Accordingly, G.L. c.30, § 39F makes a distinction between the timing for payment of periodic and final payments to filed sub-bid subcontractors. With respect to periodic payments, G.L. c.30, § 39F(1)(a) can be interpreted as a statutory “pay-when-paid” provision, as the contractor is not obligated to remit payment to the subcontractor until “after the general contractor receives payment.” Both the contractor and its surety, then, can assert pay-when-paid defense if the claimant is suing for unpaid periodic billings. However, the defense is unavailable to the surety when the claimant is suing for a final payment, as the application of a contractual pay-when-paid provision has been found to be contrary to G.L. c.30, § 39F(1)(b) and therefore void. See Bayer & Mingolla Industries, Inc. v. A.J. Orlando Contracting Co., Inc., 6 Mass. App. Ct. 1, 3-4 (1978) (defendant’s argument that release of retainage is contingent upon final payment from the public owner is contrary to G.L. c.30, § 39F and therefore void).

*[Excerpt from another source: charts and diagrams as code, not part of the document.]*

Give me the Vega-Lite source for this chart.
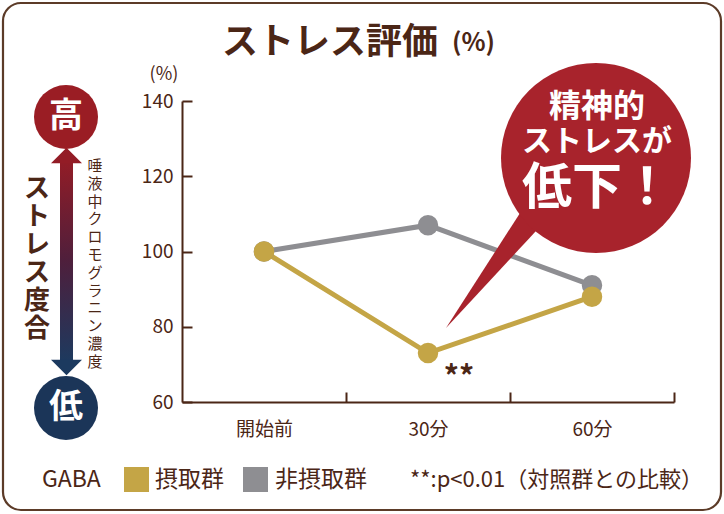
{
  "$schema": "https://vega.github.io/schema/vega-lite/v6.json",
  "width": 492,
  "height": 301,
  "autosize": {"type": "none"},
  "padding": {"left": 182, "top": 101, "right": 50, "bottom": 112},
  "background": "#ffffff",
  "config": {
    "view": {"stroke": null},
    "font": "Noto Sans CJK JP",
    "text": {"font": "Noto Sans CJK JP", "color": "#4b2616"}
  },
  "encoding": {
    "x": {
      "field": "x", "type": "quantitative",
      "scale": {"domain": [0, 3], "nice": false, "zero": false},
      "axis": {
        "values": [0.5, 1, 1.5, 2, 2.5, 3],
        "title": null, "grid": false,
        "domainColor": "#4b2616", "domainWidth": 2,
        "tickColor": "#4b2616", "tickWidth": 2, "tickSize": -10,
        "tickOpacity": {"condition": {"test": "datum.value % 1 !== 0", "value": 0}, "value": 1},
        "labelExpr": "datum.value == 0.5 ? '開始前' : datum.value == 1.5 ? '30分' : datum.value == 2.5 ? '60分' : ''",
        "labelFont": "Noto Sans CJK JP", "labelFontSize": 19, "labelColor": "#4b2616",
        "labelPadding": 28, "labelFlush": false, "labelOverlap": false, "labelBound": false
      }
    },
    "y": {
      "field": "y", "type": "quantitative",
      "scale": {"domain": [60, 140], "nice": false, "zero": false},
      "axis": {
        "values": [60, 80, 100, 120, 140],
        "title": null, "grid": false,
        "domainColor": "#4b2616", "domainWidth": 2,
        "tickColor": "#4b2616", "tickWidth": 2, "tickSize": -10,
        "labelFont": "Noto Sans CJK JP", "labelFontSize": 19, "labelColor": "#4b2616",
        "labelPadding": 19, "labelFlush": false, "labelOverlap": false
      }
    }
  },
  "layer": [
    {
      "data": {"values": [{"x": -1.0915, "x2": 3.2866, "y": 166.05, "y2": 31.3}]},
      "mark": {"type": "rect", "fillOpacity": 0, "stroke": "#5c3b28", "strokeWidth": 2.2, "cornerRadius": 18},
      "encoding": {"x2": {"field": "x2"}, "y2": {"field": "y2"}}
    },
    {
      "data": {"values": [{"x": -0.7439, "x2": -0.6646, "y": 124.32, "y2": 70.36}]},
      "mark": {"type": "rect", "fill": {"gradient": "linear", "x1": 0, "y1": 0, "x2": 0, "y2": 1, "stops": [{"offset": 0, "color": "#931c26"}, {"offset": 0.5, "color": "#4e1f3c"}, {"offset": 1, "color": "#1c3a5f"}]}},
      "encoding": {"x2": {"field": "x2"}, "y2": {"field": "y2"}}
    },
    {
      "data": {"values": [{"x": -0.7043, "y": 125.51}]},
      "mark": {"type": "point", "shape": "M -1 0.5 L 1 0.5 L 0 -0.5 Z", "size": 961, "filled": true, "color": "#931c26", "opacity": 1}
    },
    {
      "data": {"values": [{"x": -0.7043, "y": 69.17}]},
      "mark": {"type": "point", "shape": "M -1 -0.5 L 1 -0.5 L 0 0.5 Z", "size": 961, "filled": true, "color": "#1c3a5f", "opacity": 1}
    },
    {
      "data": {"values": [{"x": -0.7073, "y": 135.75}]},
      "mark": {"type": "point", "shape": "circle", "size": 4096, "filled": true, "color": "#9a1d24", "opacity": 1}
    },
    {
      "data": {"values": [{"x": -0.7073, "y": 58.4}]},
      "mark": {"type": "point", "shape": "circle", "size": 4096, "filled": true, "color": "#1b3558", "opacity": 1}
    },
    {
      "data": {"values": [{"x": -0.7073, "y": 135.75, "t": "高"}, {"x": -0.7073, "y": 58.4, "t": "低"}]},
      "mark": {"type": "text", "color": "#ffffff", "fontSize": 34, "fontWeight": "bold", "align": "center", "baseline": "middle"},
      "encoding": {"text": {"field": "t", "type": "nominal"}}
    },
    {
      "data": {"values": [{"x": -0.884, "y": 116.6}]},
      "mark": {"type": "text", "text": ["ス", "ト", "レ", "ス", "度", "合"], "fontSize": 26, "lineHeight": 28, "fontWeight": "bold", "align": "center", "baseline": "middle"}
    },
    {
      "data": {"values": [{"x": -0.5305, "y": 122.7}]},
      "mark": {"type": "text", "text": ["唾", "液", "中", "ク", "ロ", "モ", "グ", "ラ", "ニ", "ン", "濃", "度"], "fontSize": 15, "lineHeight": 17.8, "align": "center", "baseline": "middle"}
    },
    {
      "data": {"values": [{"x": 0.2439, "y": 155.42, "t": "ストレス評価"}]},
      "mark": {"type": "text", "fontSize": 36, "fontWeight": "bold", "align": "left", "baseline": "middle"},
      "encoding": {"text": {"field": "t", "type": "nominal"}}
    },
    {
      "data": {"values": [{"x": 1.6463, "y": 155.42, "t": "(%)"}]},
      "mark": {"type": "text", "fontSize": 25, "fontWeight": "bold", "align": "left", "baseline": "middle"},
      "encoding": {"text": {"field": "t", "type": "nominal"}}
    },
    {
      "data": {"values": [{"x": -0.1098, "y": 146.9, "t": "(%)"}]},
      "mark": {"type": "text", "fontSize": 18, "align": "center", "baseline": "middle"},
      "encoding": {"text": {"field": "t", "type": "nominal"}}
    },
    {
      "data": {"name": "series", "values": [
        {"x": 0.5, "y": 100, "g": "非摂取群"},
        {"x": 1.5, "y": 107, "g": "非摂取群"},
        {"x": 2.5, "y": 91, "g": "非摂取群"},
        {"x": 0.5, "y": 100, "g": "摂取群"},
        {"x": 1.5, "y": 73, "g": "摂取群"},
        {"x": 2.5, "y": 88, "g": "摂取群"}
      ]},
      "layer": [
        {
          "mark": {"type": "line", "strokeWidth": 5},
          "encoding": {
            "color": {"field": "g", "type": "nominal", "scale": {"domain": ["摂取群", "非摂取群"], "range": ["#c4a546", "#8e8e92"]}, "legend": null}
          }
        },
        {
          "mark": {"type": "point", "filled": true, "size": 420, "opacity": 1},
          "encoding": {
            "color": {"field": "g", "type": "nominal", "scale": {"domain": ["摂取群", "非摂取群"], "range": ["#c4a546", "#8e8e92"]}, "legend": null}
          }
        }
      ]
    },
    {
      "data": {"values": [{"x": -0.2774, "y": 39.4, "g": "摂取群"}, {"x": 0.4482, "y": 39.4, "g": "非摂取群"}]},
      "mark": {"type": "point", "shape": "square", "filled": true, "size": 625, "opacity": 1},
      "encoding": {
        "color": {"field": "g", "type": "nominal", "scale": {"domain": ["摂取群", "非摂取群"], "range": ["#c4a546", "#8e8e92"]}, "legend": null}
      }
    },
    {
      "data": {"values": [
        {"x": -0.8537, "y": 39.4, "t": "GABA"},
        {"x": -0.1646, "y": 39.4, "t": "摂取群"},
        {"x": 0.5671, "y": 39.4, "t": "非摂取群"}
      ]},
      "mark": {"type": "text", "fontSize": 23, "align": "left", "baseline": "middle"},
      "encoding": {"text": {"field": "t", "type": "nominal"}}
    },
    {
      "data": {"values": [{"x": 1.689, "y": 66.4, "t": "**"}]},
      "mark": {"type": "text", "fontSize": 30, "fontWeight": "bold", "align": "center", "baseline": "middle"},
      "encoding": {"text": {"field": "t", "type": "nominal"}}
    },
    {
      "data": {"values": [
        {"x": 1.6098, "y": 79.67, "y2": 79.67},
        {"x": 2.122, "y": 114.35, "y2": 103.75},
        {"x": 2.2439, "y": 109.49, "y2": 109.49}
      ]},
      "mark": {"type": "area", "color": "#a8232c", "opacity": 1},
      "encoding": {"y2": {"field": "y2"}}
    },
    {
      "data": {"values": [{"x": 2.5244, "y": 124.85}]},
      "mark": {"type": "point", "shape": "circle", "size": 36100, "filled": true, "color": "#a8232c", "opacity": 1}
    },
    {
      "data": {"values": [{"x": 2.5305, "y": 138.4, "t": "精神的"}]},
      "mark": {"type": "text", "color": "#ffffff", "fontSize": 32, "fontWeight": "bold", "align": "center", "baseline": "middle"},
      "encoding": {"text": {"field": "t", "type": "nominal"}}
    },
    {
      "data": {"values": [{"x": 2.5305, "y": 129.1, "t": "ストレスが"}]},
      "mark": {"type": "text", "color": "#ffffff", "fontSize": 30, "fontWeight": "bold", "align": "center", "baseline": "middle"},
      "encoding": {"text": {"field": "t", "type": "nominal"}}
    },
    {
      "data": {"values": [{"x": 2.5305, "y": 116.6, "t": "低下！"}]},
      "mark": {"type": "text", "color": "#ffffff", "fontSize": 50, "fontWeight": "bold", "align": "center", "baseline": "middle"},
      "encoding": {"text": {"field": "t", "type": "nominal"}}
    },
    {
      "data": {"values": [{"x": 1.3902, "y": 39.27, "t": "**:p<0.01（対照群との比較）"}]},
      "mark": {"type": "text", "fontSize": 22, "align": "left", "baseline": "middle"},
      "encoding": {"text": {"field": "t", "type": "nominal"}}
    }
  ]
}
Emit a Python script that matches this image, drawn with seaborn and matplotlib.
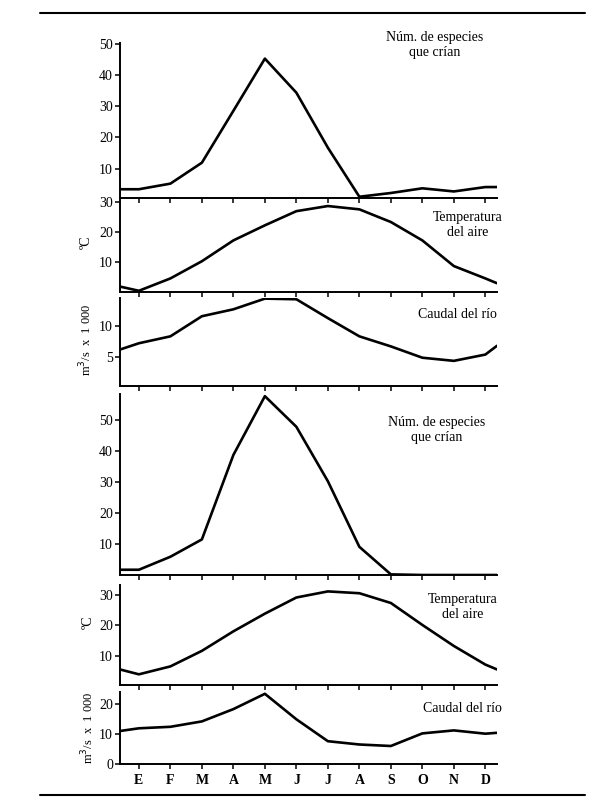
import numpy as np
import pandas as pd
import matplotlib
matplotlib.use("Agg")
import matplotlib.pyplot as plt
import seaborn as sns
from matplotlib.lines import Line2D

# ---------------- data ----------------
months = ["E", "F", "M", "A", "M", "J", "J", "A", "S", "O", "N", "D"]
# month index positions, plus the stretch of line to each axis edge
x_steps = [-0.6, 0, 1, 2, 3, 4, 5, 6, 7, 8, 9, 10, 11, 11.37]

species_1 = [3.4, 3.4, 5.2, 11.9, 28.5, 45.2, 34.3, 16.7, 1.0, 2.2, 3.7, 2.7, 4.1, 4.1]
temp_1 = [1.8, 0.4, 4.5, 10.2, 17.1, 22.1, 26.8, 28.5, 27.4, 23.2, 17.1, 8.6, 4.5, 2.9]
flow_1 = [6.2, 7.2, 8.3, 11.5, 12.6, 14.3, 14.2, 11.2, 8.3, 6.7, 4.9, 4.4, 5.4, 6.8]
species_2 = [1.7, 1.7, 5.9, 11.5, 38.8, 57.8, 47.9, 30.3, 9.1, 0.2, 0.0, 0.0, 0.0, 0.0]
temp_2 = [5.5, 3.9, 6.5, 11.6, 18.0, 23.8, 29.1, 31.1, 30.5, 27.3, 20.1, 13.2, 7.1, 5.5]
flow_2 = [11.0, 11.9, 12.4, 14.2, 18.3, 23.4, 14.9, 7.6, 6.5, 6.0, 10.2, 11.2, 10.1, 10.4]

species_label = "Núm. de especies\nque crían"
temp_label = "Temperatura\ndel aire"
flow_label = "Caudal del río"
temp_unit = "ºC"
flow_unit = "m$^3$/s  x  1 000"

species_ticks = [10, 20, 30, 40, 50]
temp_ticks = [10, 20, 30]
flow1_ticks = [5, 10]
flow2_ticks = [0, 10, 20]

# ---------------- style ----------------
sns.set_theme(style="ticks")
plt.rcParams["font.family"] = ["Liberation Serif", "DejaVu Serif"]
plt.rcParams["axes.linewidth"] = 1.2

W, H = 600, 810
fig = plt.figure(figsize=(W / 100, H / 100), dpi=100)

def fx(px):
    return px / W

def fy(py):
    return 1 - py / H

left_px, right_px = 120, 497

# panel spec: (top_px, bottom_px, values, ylim, yticks, label, label_xy, unit, unit_xy)
panels = [
    (43, 198, species_1, (0.6, 50.2), species_ticks, species_label, (435, 45), None, None),
    (200, 292, temp_1, (0.0, 30.5), temp_ticks, temp_label, (468, 225), temp_unit, (86, 242)),
    (298, 386, flow_1, (0.4, 14.4), flow1_ticks, flow_label, (457, 314), flow_unit, (86, 340)),
    (394, 575, species_2, (0.0, 58.5), species_ticks, species_label, (437, 430), None, None),
    (585, 685, temp_2, (0.4, 33.2), temp_ticks, temp_label, (463, 607), temp_unit, (88, 622)),
    (692, 764, flow_2, (0.0, 24.0), flow2_ticks, flow_label, (462, 709), flow_unit, (88, 728)),
]

for i, (top, bot, vals, ylim, yticks, label, lxy, unit, uxy) in enumerate(panels):
    ax = fig.add_axes([fx(left_px), fy(bot), fx(right_px) - fx(left_px), (bot - top) / H])
    df = pd.DataFrame({"x": x_steps, "y": vals})
    sns.lineplot(data=df, x="x", y="y", ax=ax, color="black", linewidth=1.9,
                 estimator=None, sort=False)
    ax.set_xlim(-0.6, 11.37)
    ax.set_ylim(*ylim)
    ax.set_yticks(yticks)
    ax.set_xticks(range(len(months)))
    if i == len(panels) - 1:
        ax.set_xticklabels(months, fontsize=10, fontweight="bold")
        ax.tick_params(axis="x", pad=4)
    else:
        ax.set_xticklabels([])
    ax.set_xlabel("")
    ax.set_ylabel("")
    ax.tick_params(axis="both", direction="out", length=3.5, width=1.1,
                   labelsize=10, colors="black")
    ax.tick_params(axis="y", pad=1.5)
    for s in ["top", "right"]:
        ax.spines[s].set_visible(False)
    for s in ["left", "bottom"]:
        ax.spines[s].set_color("black")
        ax.spines[s].set_linewidth(1.4)
    ax.patch.set_alpha(0)
    fig.text(fx(lxy[0]), fy(lxy[1]), label, ha="center", va="center",
             fontsize=10, linespacing=1.25, color="black")
    if unit is not None:
        fig.text(fx(uxy[0]), fy(uxy[1]), unit, ha="center", va="center",
                 rotation=90, fontsize=10 if unit == temp_unit else 9, color="black")

# horizontal rules top and bottom
for yy in (13, 795):
    fig.add_artist(Line2D([fx(40), fx(585)], [fy(yy), fy(yy)], color="black",
                          linewidth=1.5, transform=fig.transFigure))

fig.savefig("out.png", dpi=100, facecolor="white")
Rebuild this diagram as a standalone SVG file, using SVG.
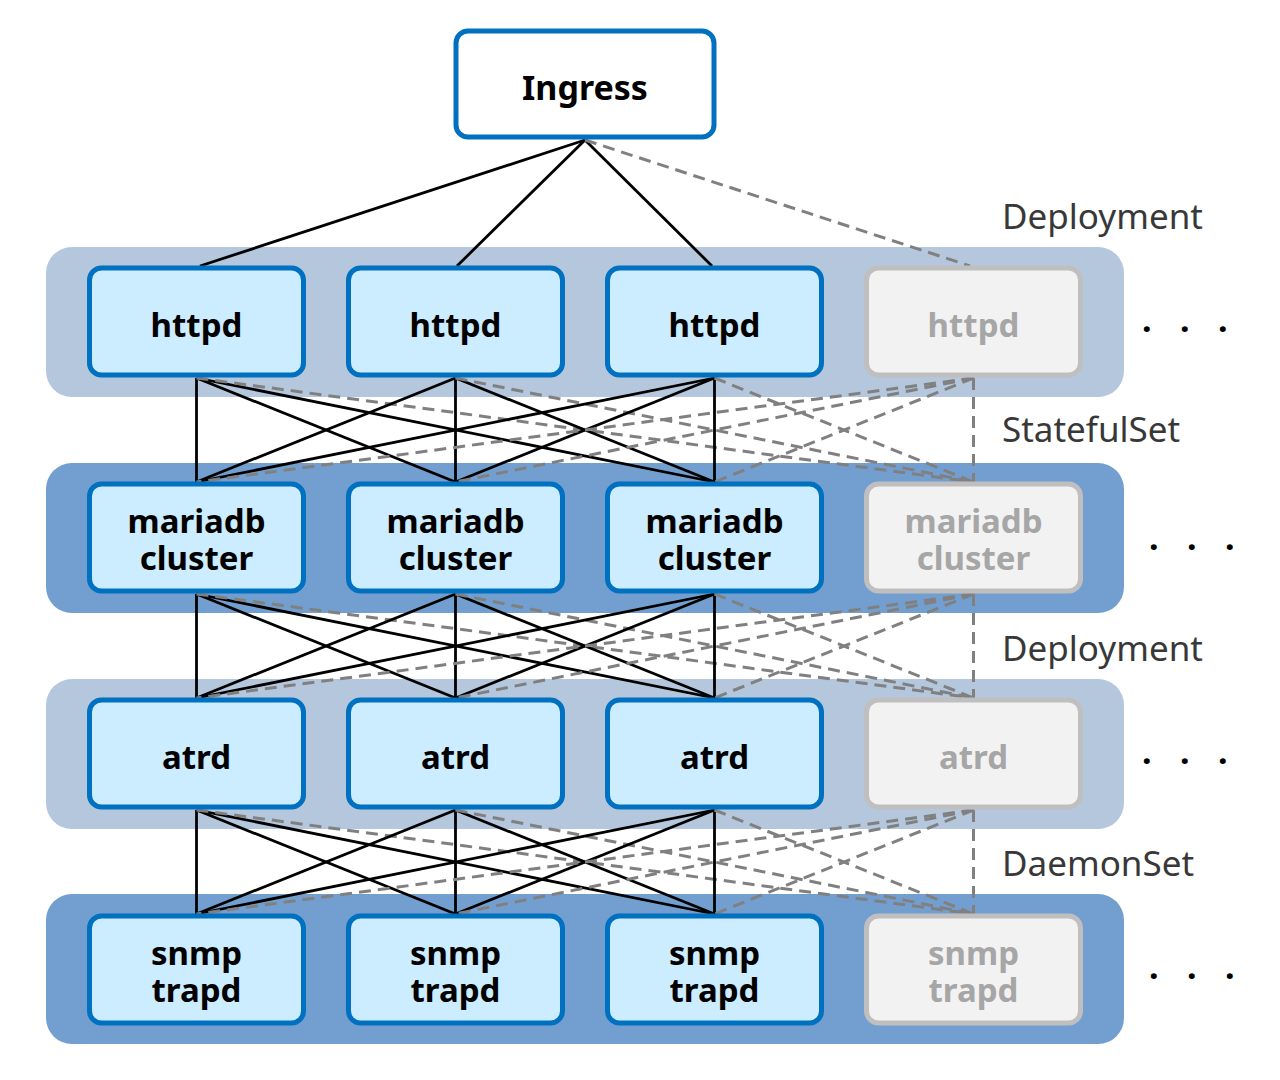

With a non-filed sub-bidder on a public construction project, a pay-when-paid provision set forth in the underlying contract between the contractor and the claimant is enforceable by the contractor and its surety as a defense to payment if the pay-when-paid provision expressly and clearly states that payment from the owner is a condition precedent to payment from the contractor to the subcontractor.

CONCLUSION

A contractor on a public construction project in Massachusetts has every incentive to be pro-active when one of its subcontractors, sub-subcontractors or suppliers make a claim on its payment bond. The contractor’s surety will look to pass along under the indemnity agreement that it has with the contractor every expense and/or payment that the surety might incur and/or make on the claim. The contractor’s goal, then, should be to minimize those surety expenses and/or payments, and one of the best ways to do that is to know the law on payment bonds and have to use that law to its benefit when and where possible.